Unions can negotiate employment equity provisions, then put a lot of human political capital into enforcing them. We can force change through our solidarity. But we have to want to.
These are pretty common workplace race dynamics. And they all reflect how entitlements seep into workplace dynamics and entrench white supremacy.
All I know is that over the years I’ve catalogued my entitlements. I’ve used this process to argue against the blessed myth of meritocracy that suggests that we have objective means of ensuring the best people get the best jobs. Whatever.
And in trying to ensure that I don’t get so full of myself to preach my bootstrapism, there’s great value in reminding ourselves the gifts that have given us advantages:
- I was born in Canada.
- I’m white, male, cis, heterosexual.
- I speak English.
- I don’t have red hair, because…you gotta read this.
- I was raised in an upper middle class, Judeo-Christian suburban Vancouver community.

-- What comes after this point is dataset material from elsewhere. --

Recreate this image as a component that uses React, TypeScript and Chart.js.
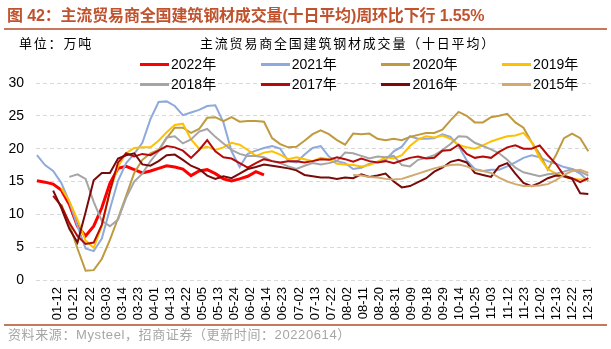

- I was raised in at least an adequate emotionally and psychologically stable home.
- My parents were professionals; my father had 2 degrees.
- I was neurotypical, free of physical disabilities.
- I had easy access to $70k in student loans for 3 degrees and 2 post-secondary certificates.
- I have always had stable housing and reliable transportation.
- I had access to welfare payments for 3 weeks after my first degree when life was brutally whacky.
It’s so easy to celebrate all the successes I’ve accomplished in my life, but if I think that everyone in society has equal access to the opportunities I’ve had because of my demographic advantages, I’m deluded.
We should all step our self-awareness to track the entitlements we carry around with us. They’ll help us stop presuming others have had it so easy.
And, when Oluo moves into the intersectionality chapter, we’ll be more capable of understanding our place in it.